--- start of Dataset section ---
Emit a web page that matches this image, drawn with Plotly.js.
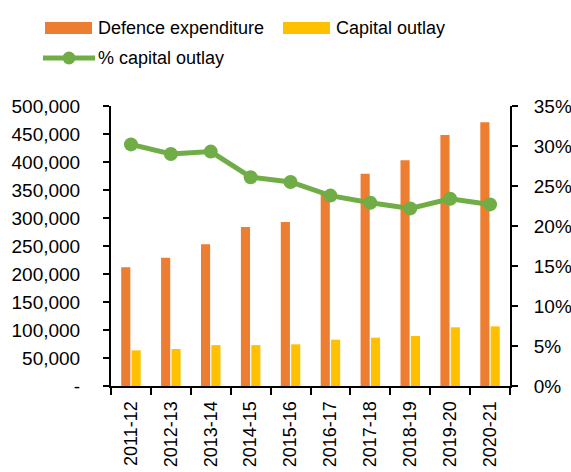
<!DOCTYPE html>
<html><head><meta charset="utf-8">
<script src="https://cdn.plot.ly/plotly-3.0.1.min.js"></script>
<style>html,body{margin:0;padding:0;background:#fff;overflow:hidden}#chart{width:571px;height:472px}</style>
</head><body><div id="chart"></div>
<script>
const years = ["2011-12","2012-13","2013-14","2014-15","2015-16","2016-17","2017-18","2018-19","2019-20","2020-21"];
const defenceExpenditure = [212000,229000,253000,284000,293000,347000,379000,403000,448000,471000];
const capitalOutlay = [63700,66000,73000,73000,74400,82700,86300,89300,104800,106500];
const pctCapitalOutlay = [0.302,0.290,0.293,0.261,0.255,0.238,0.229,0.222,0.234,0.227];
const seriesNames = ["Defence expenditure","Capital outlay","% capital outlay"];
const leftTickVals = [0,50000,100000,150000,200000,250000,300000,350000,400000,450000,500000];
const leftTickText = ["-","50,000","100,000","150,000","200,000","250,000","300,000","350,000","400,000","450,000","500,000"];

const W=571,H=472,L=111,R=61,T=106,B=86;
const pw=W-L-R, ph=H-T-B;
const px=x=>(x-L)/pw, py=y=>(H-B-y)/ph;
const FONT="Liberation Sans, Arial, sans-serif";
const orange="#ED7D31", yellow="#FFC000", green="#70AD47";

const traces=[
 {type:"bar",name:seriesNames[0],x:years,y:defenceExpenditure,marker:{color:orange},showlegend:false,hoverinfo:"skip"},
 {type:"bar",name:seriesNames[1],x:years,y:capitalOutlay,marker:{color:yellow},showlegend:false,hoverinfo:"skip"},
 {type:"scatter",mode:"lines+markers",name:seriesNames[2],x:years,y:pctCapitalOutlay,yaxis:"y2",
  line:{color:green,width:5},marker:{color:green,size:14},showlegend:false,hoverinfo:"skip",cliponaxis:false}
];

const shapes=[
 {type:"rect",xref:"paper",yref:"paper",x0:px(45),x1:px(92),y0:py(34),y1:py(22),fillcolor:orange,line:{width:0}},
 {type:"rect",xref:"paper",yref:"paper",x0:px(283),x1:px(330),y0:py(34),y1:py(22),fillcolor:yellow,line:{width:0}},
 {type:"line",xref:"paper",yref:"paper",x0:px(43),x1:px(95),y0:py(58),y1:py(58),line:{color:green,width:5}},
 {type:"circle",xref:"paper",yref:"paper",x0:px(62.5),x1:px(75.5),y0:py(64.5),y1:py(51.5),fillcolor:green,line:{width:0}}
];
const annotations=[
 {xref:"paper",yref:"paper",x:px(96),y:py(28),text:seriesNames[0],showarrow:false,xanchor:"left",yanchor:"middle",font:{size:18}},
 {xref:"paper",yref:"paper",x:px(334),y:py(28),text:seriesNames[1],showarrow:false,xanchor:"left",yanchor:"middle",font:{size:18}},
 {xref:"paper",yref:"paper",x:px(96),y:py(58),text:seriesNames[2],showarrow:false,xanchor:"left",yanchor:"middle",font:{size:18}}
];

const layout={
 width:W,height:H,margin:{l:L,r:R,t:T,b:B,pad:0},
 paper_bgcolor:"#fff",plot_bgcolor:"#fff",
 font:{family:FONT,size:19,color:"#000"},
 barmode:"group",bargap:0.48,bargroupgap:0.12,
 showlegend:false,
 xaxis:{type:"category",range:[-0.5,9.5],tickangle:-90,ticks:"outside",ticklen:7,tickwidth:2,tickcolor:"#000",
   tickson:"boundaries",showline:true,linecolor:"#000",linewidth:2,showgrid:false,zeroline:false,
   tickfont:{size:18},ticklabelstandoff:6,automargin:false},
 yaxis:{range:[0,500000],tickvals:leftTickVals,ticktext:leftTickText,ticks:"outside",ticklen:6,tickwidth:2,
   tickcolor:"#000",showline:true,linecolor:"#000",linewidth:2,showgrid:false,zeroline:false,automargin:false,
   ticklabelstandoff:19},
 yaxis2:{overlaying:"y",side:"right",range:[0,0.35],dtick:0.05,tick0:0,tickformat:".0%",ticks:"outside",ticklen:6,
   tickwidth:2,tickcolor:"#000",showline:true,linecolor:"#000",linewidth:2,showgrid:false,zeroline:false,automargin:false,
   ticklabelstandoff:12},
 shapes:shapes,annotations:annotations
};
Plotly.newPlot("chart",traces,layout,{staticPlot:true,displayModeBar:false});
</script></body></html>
--- end of Dataset section ---
[Work instructions]: Please set down each line of the data above exactly as written, without the pictures.

[Finished exercise]:
Emit a web page that matches this image, drawn with Plotly.js.
<!DOCTYPE html>
<html><head><meta charset="utf-8">
<script src="https://cdn.plot.ly/plotly-3.0.1.min.js"></script>
<style>html,body{margin:0;padding:0;background:#fff;overflow:hidden}#chart{width:571px;height:472px}</style>
</head><body><div id="chart"></div>
<script>
const years = ["2011-12","2012-13","2013-14","2014-15","2015-16","2016-17","2017-18","2018-19","2019-20","2020-21"];
const defenceExpenditure = [212000,229000,253000,284000,293000,347000,379000,403000,448000,471000];
const capitalOutlay = [63700,66000,73000,73000,74400,82700,86300,89300,104800,106500];
const pctCapitalOutlay = [0.302,0.290,0.293,0.261,0.255,0.238,0.229,0.222,0.234,0.227];
const seriesNames = ["Defence expenditure","Capital outlay","% capital outlay"];
const leftTickVals = [0,50000,100000,150000,200000,250000,300000,350000,400000,450000,500000];
const leftTickText = ["-","50,000","100,000","150,000","200,000","250,000","300,000","350,000","400,000","450,000","500,000"];

const W=571,H=472,L=111,R=61,T=106,B=86;
const pw=W-L-R, ph=H-T-B;
const px=x=>(x-L)/pw, py=y=>(H-B-y)/ph;
const FONT="Liberation Sans, Arial, sans-serif";
const orange="#ED7D31", yellow="#FFC000", green="#70AD47";

const traces=[
 {type:"bar",name:seriesNames[0],x:years,y:defenceExpenditure,marker:{color:orange},showlegend:false,hoverinfo:"skip"},
 {type:"bar",name:seriesNames[1],x:years,y:capitalOutlay,marker:{color:yellow},showlegend:false,hoverinfo:"skip"},
 {type:"scatter",mode:"lines+markers",name:seriesNames[2],x:years,y:pctCapitalOutlay,yaxis:"y2",
  line:{color:green,width:5},marker:{color:green,size:14},showlegend:false,hoverinfo:"skip",cliponaxis:false}
];

const shapes=[
 {type:"rect",xref:"paper",yref:"paper",x0:px(45),x1:px(92),y0:py(34),y1:py(22),fillcolor:orange,line:{width:0}},
 {type:"rect",xref:"paper",yref:"paper",x0:px(283),x1:px(330),y0:py(34),y1:py(22),fillcolor:yellow,line:{width:0}},
 {type:"line",xref:"paper",yref:"paper",x0:px(43),x1:px(95),y0:py(58),y1:py(58),line:{color:green,width:5}},
 {type:"circle",xref:"paper",yref:"paper",x0:px(62.5),x1:px(75.5),y0:py(64.5),y1:py(51.5),fillcolor:green,line:{width:0}}
];
const annotations=[
 {xref:"paper",yref:"paper",x:px(96),y:py(28),text:seriesNames[0],showarrow:false,xanchor:"left",yanchor:"middle",font:{size:18}},
 {xref:"paper",yref:"paper",x:px(334),y:py(28),text:seriesNames[1],showarrow:false,xanchor:"left",yanchor:"middle",font:{size:18}},
 {xref:"paper",yref:"paper",x:px(96),y:py(58),text:seriesNames[2],showarrow:false,xanchor:"left",yanchor:"middle",font:{size:18}}
];

const layout={
 width:W,height:H,margin:{l:L,r:R,t:T,b:B,pad:0},
 paper_bgcolor:"#fff",plot_bgcolor:"#fff",
 font:{family:FONT,size:19,color:"#000"},
 barmode:"group",bargap:0.48,bargroupgap:0.12,
 showlegend:false,
 xaxis:{type:"category",range:[-0.5,9.5],tickangle:-90,ticks:"outside",ticklen:7,tickwidth:2,tickcolor:"#000",
   tickson:"boundaries",showline:true,linecolor:"#000",linewidth:2,showgrid:false,zeroline:false,
   tickfont:{size:18},ticklabelstandoff:6,automargin:false},
 yaxis:{range:[0,500000],tickvals:leftTickVals,ticktext:leftTickText,ticks:"outside",ticklen:6,tickwidth:2,
   tickcolor:"#000",showline:true,linecolor:"#000",linewidth:2,showgrid:false,zeroline:false,automargin:false,
   ticklabelstandoff:19},
 yaxis2:{overlaying:"y",side:"right",range:[0,0.35],dtick:0.05,tick0:0,tickformat:".0%",ticks:"outside",ticklen:6,
   tickwidth:2,tickcolor:"#000",showline:true,linecolor:"#000",linewidth:2,showgrid:false,zeroline:false,automargin:false,
   ticklabelstandoff:12},
 shapes:shapes,annotations:annotations
};
Plotly.newPlot("chart",traces,layout,{staticPlot:true,displayModeBar:false});
</script></body></html>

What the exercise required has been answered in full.